### [Task goal]
Take the material below and retype it in full; pictures are left out.

### [Dataset excerpt]
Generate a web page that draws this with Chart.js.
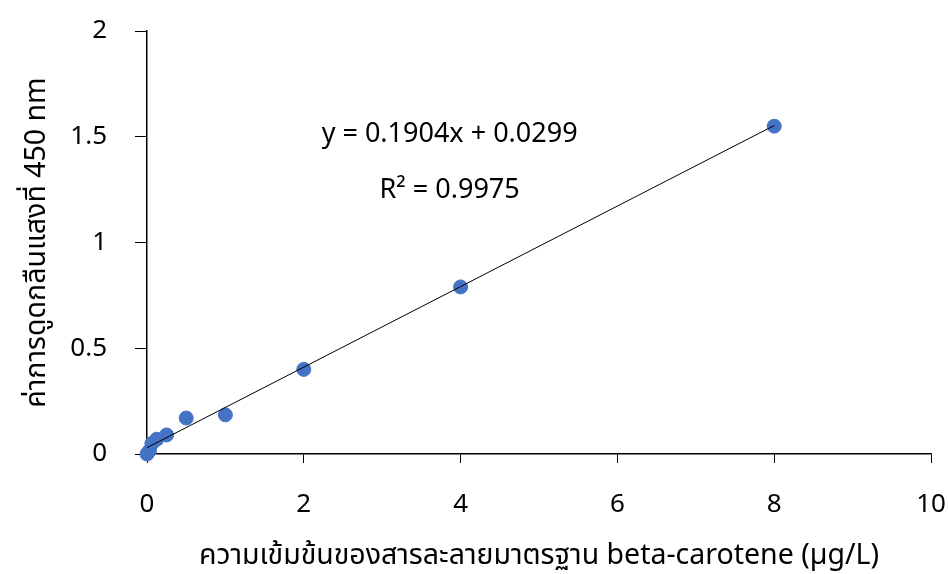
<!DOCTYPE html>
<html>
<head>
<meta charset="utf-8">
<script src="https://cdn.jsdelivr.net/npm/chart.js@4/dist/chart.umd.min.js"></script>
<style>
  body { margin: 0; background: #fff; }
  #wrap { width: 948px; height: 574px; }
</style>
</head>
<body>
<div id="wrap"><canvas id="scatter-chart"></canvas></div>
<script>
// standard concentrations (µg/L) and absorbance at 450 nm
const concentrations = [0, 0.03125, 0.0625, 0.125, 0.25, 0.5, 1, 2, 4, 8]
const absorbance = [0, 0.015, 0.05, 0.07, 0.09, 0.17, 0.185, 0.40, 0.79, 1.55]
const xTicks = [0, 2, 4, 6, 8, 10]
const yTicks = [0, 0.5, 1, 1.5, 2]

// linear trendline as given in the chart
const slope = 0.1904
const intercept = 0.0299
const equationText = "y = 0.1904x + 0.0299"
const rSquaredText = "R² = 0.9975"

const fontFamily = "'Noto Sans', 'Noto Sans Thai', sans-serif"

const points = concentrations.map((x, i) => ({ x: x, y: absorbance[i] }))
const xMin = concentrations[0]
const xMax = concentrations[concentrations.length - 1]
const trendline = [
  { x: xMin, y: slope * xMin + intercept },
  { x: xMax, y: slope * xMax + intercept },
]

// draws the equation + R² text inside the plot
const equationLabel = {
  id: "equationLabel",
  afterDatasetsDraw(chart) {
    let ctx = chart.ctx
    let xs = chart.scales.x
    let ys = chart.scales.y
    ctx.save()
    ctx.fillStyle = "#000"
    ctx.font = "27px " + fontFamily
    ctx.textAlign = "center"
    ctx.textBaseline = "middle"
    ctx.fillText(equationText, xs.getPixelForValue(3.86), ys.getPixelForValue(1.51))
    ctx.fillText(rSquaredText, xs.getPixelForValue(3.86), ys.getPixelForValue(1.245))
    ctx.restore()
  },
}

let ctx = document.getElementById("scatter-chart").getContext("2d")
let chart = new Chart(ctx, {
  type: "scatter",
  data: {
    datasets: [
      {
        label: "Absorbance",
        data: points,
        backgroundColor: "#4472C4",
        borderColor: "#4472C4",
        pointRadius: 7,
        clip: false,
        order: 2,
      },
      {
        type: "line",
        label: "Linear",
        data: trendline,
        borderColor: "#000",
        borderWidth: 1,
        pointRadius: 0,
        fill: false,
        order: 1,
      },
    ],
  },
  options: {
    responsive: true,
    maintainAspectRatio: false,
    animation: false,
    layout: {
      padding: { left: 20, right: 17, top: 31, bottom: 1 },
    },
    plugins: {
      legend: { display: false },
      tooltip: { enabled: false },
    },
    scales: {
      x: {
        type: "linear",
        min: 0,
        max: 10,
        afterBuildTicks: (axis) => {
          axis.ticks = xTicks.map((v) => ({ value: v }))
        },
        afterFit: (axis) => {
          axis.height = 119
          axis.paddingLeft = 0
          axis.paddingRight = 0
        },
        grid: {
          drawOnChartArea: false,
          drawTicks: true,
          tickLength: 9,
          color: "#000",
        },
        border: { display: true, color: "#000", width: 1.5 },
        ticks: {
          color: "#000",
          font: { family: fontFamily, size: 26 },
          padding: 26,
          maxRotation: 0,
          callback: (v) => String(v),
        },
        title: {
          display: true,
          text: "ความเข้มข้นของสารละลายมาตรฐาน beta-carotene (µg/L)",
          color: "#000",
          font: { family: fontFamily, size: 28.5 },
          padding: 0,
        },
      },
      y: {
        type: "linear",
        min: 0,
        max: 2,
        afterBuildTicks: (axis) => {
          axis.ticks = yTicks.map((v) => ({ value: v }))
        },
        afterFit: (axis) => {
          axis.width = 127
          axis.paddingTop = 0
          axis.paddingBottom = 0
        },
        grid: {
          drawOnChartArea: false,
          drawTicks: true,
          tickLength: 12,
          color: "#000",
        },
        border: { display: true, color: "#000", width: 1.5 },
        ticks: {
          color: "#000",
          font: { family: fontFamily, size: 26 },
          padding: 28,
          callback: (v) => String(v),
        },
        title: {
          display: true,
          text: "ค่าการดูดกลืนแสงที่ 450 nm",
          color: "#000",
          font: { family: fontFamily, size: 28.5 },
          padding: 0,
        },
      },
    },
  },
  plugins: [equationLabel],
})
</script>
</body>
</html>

### [The completed task]
Generate a web page that draws this with Chart.js.
<!DOCTYPE html>
<html>
<head>
<meta charset="utf-8">
<script src="https://cdn.jsdelivr.net/npm/chart.js@4/dist/chart.umd.min.js"></script>
<style>
  body { margin: 0; background: #fff; }
  #wrap { width: 948px; height: 574px; }
</style>
</head>
<body>
<div id="wrap"><canvas id="scatter-chart"></canvas></div>
<script>
// standard concentrations (µg/L) and absorbance at 450 nm
const concentrations = [0, 0.03125, 0.0625, 0.125, 0.25, 0.5, 1, 2, 4, 8]
const absorbance = [0, 0.015, 0.05, 0.07, 0.09, 0.17, 0.185, 0.40, 0.79, 1.55]
const xTicks = [0, 2, 4, 6, 8, 10]
const yTicks = [0, 0.5, 1, 1.5, 2]

// linear trendline as given in the chart
const slope = 0.1904
const intercept = 0.0299
const equationText = "y = 0.1904x + 0.0299"
const rSquaredText = "R² = 0.9975"

const fontFamily = "'Noto Sans', 'Noto Sans Thai', sans-serif"

const points = concentrations.map((x, i) => ({ x: x, y: absorbance[i] }))
const xMin = concentrations[0]
const xMax = concentrations[concentrations.length - 1]
const trendline = [
  { x: xMin, y: slope * xMin + intercept },
  { x: xMax, y: slope * xMax + intercept },
]

// draws the equation + R² text inside the plot
const equationLabel = {
  id: "equationLabel",
  afterDatasetsDraw(chart) {
    let ctx = chart.ctx
    let xs = chart.scales.x
    let ys = chart.scales.y
    ctx.save()
    ctx.fillStyle = "#000"
    ctx.font = "27px " + fontFamily
    ctx.textAlign = "center"
    ctx.textBaseline = "middle"
    ctx.fillText(equationText, xs.getPixelForValue(3.86), ys.getPixelForValue(1.51))
    ctx.fillText(rSquaredText, xs.getPixelForValue(3.86), ys.getPixelForValue(1.245))
    ctx.restore()
  },
}

let ctx = document.getElementById("scatter-chart").getContext("2d")
let chart = new Chart(ctx, {
  type: "scatter",
  data: {
    datasets: [
      {
        label: "Absorbance",
        data: points,
        backgroundColor: "#4472C4",
        borderColor: "#4472C4",
        pointRadius: 7,
        clip: false,
        order: 2,
      },
      {
        type: "line",
        label: "Linear",
        data: trendline,
        borderColor: "#000",
        borderWidth: 1,
        pointRadius: 0,
        fill: false,
        order: 1,
      },
    ],
  },
  options: {
    responsive: true,
    maintainAspectRatio: false,
    animation: false,
    layout: {
      padding: { left: 20, right: 17, top: 31, bottom: 1 },
    },
    plugins: {
      legend: { display: false },
      tooltip: { enabled: false },
    },
    scales: {
      x: {
        type: "linear",
        min: 0,
        max: 10,
        afterBuildTicks: (axis) => {
          axis.ticks = xTicks.map((v) => ({ value: v }))
        },
        afterFit: (axis) => {
          axis.height = 119
          axis.paddingLeft = 0
          axis.paddingRight = 0
        },
        grid: {
          drawOnChartArea: false,
          drawTicks: true,
          tickLength: 9,
          color: "#000",
        },
        border: { display: true, color: "#000", width: 1.5 },
        ticks: {
          color: "#000",
          font: { family: fontFamily, size: 26 },
          padding: 26,
          maxRotation: 0,
          callback: (v) => String(v),
        },
        title: {
          display: true,
          text: "ความเข้มข้นของสารละลายมาตรฐาน beta-carotene (µg/L)",
          color: "#000",
          font: { family: fontFamily, size: 28.5 },
          padding: 0,
        },
      },
      y: {
        type: "linear",
        min: 0,
        max: 2,
        afterBuildTicks: (axis) => {
          axis.ticks = yTicks.map((v) => ({ value: v }))
        },
        afterFit: (axis) => {
          axis.width = 127
          axis.paddingTop = 0
          axis.paddingBottom = 0
        },
        grid: {
          drawOnChartArea: false,
          drawTicks: true,
          tickLength: 12,
          color: "#000",
        },
        border: { display: true, color: "#000", width: 1.5 },
        ticks: {
          color: "#000",
          font: { family: fontFamily, size: 26 },
          padding: 28,
          callback: (v) => String(v),
        },
        title: {
          display: true,
          text: "ค่าการดูดกลืนแสงที่ 450 nm",
          color: "#000",
          font: { family: fontFamily, size: 28.5 },
          padding: 0,
        },
      },
    },
  },
  plugins: [equationLabel],
})
</script>
</body>
</html>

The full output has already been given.